The rapid integration of artificial intelligence into the engine room of corporate finance has outpaced the development of the frameworks intended to govern it. Traditional risk management structures, designed for a more static technology environment, are increasingly hitting a breaking point as organizations struggle to keep pace with AI’s fluid evolution. According to Dilek Çilingir, EY Global Forensic and Integrity Services Leader, many organizations discover too late that their controls were not built for AI-driven risk, often because compliance was treated as an afterthought rather than a fundamental component of the deployment process. To avoid costly and disruptive retrofitting, treasury leaders must pivot toward a “compliance by design” approach, embedding robust, cross-functional governance from day one.

The Anatomy of AI Risk in Treasury

Within the treasury function, the risks associated with AI are particularly acute in high-stakes areas like payments and fraud detection. One of the primary technical hurdles is model drift, where AI systems trained on historical patterns fail to deliver accurate results when those underlying market or organizational patterns shift. This is compounded by the threat of data poisoning, where manipulated invoices or transaction histories can compromise the integrity of the entire model.

Furthermore, as these systems grow in complexity, they often suffer from a lack of explainability, creating a “black box” effect where results are delivered without a clear understanding of the underlying logic. Without continuous focus on model governance, data integrity, and human oversight, treasury departments risk becoming over-reliant on automated outputs that they can no longer justify to regulators or stakeholders.

Balancing Innovation with Centralized Control

For multinational organizations, the challenge lies in stress-testing these systems across diverse jurisdictions without paralyzing the very innovation they seek. A successful strategy relies on a centralized governance model paired with local empowerment. While innovation often sparks within local markets where employees interact directly with field data, these use cases must be fed back into a central system for structured testing and formalization before being scaled globally. This ensures that as risks evolve such as the rise of synthesized voices or fraudulent AI-generated invoices the organization’s collective knowledge and compliance strategies evolve with them.

Regulatory Readiness and the “Human Factor”

In the eyes of regulators, the “AI did it” defense carries no weight.
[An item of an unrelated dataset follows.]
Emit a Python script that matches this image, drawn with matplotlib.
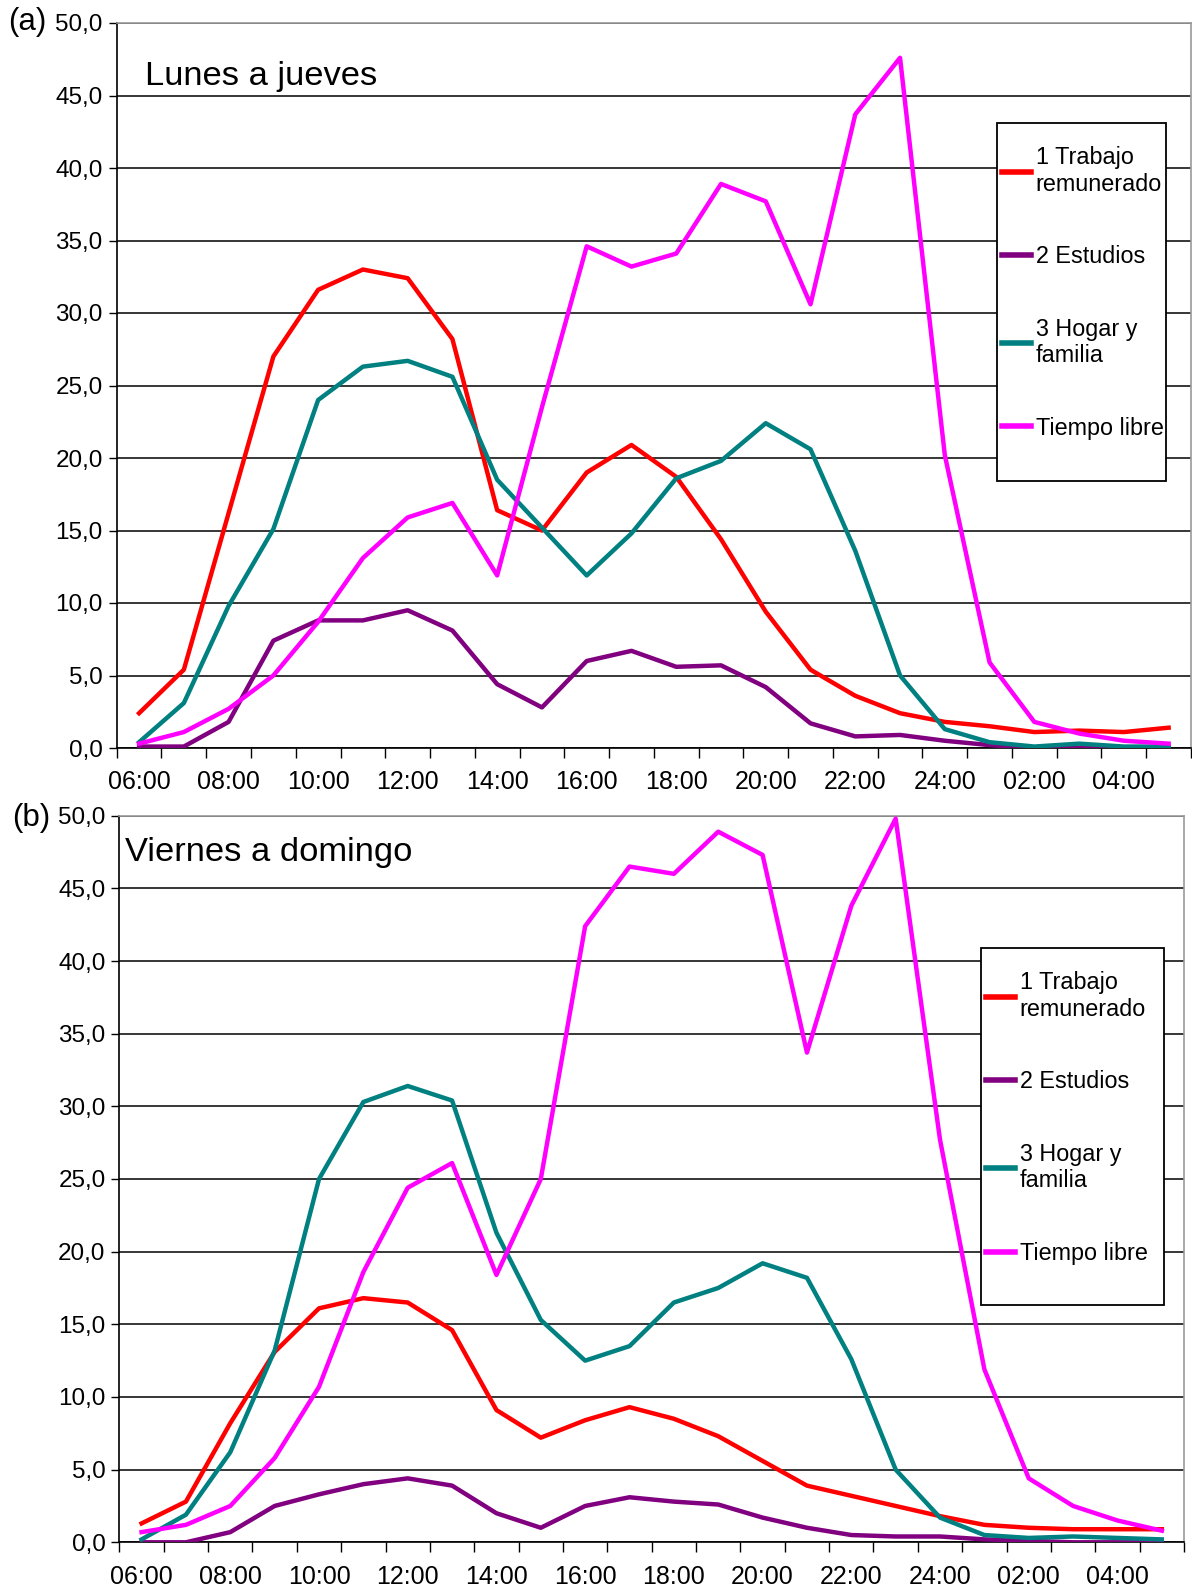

When investigating incidents, authorities look for a rapid, clear response backed by documented evidence of model design, data protection protocols, and ongoing monitoring. Accountability in this era is inherently blurred; because AI touches every facet of the business, ownership of risk cannot be siloed within IT or Legal but must be shared across finance and compliance functions, ultimately reporting to the Board of Directors.

The difference between a contained operational failure and a full-scale reputational crisis often comes down to the first 24 to 48 hours of a discovery. Proactive crisis management, including scenario planning and “tabletop exercises,” is now a baseline requirement for treasury leaders. Ultimately, high awareness and human oversight remain the non-negotiable final lines of defense, ensuring that while AI supports the treasury function, it does not operate beyond the bounds of strategic control and ethical integrity.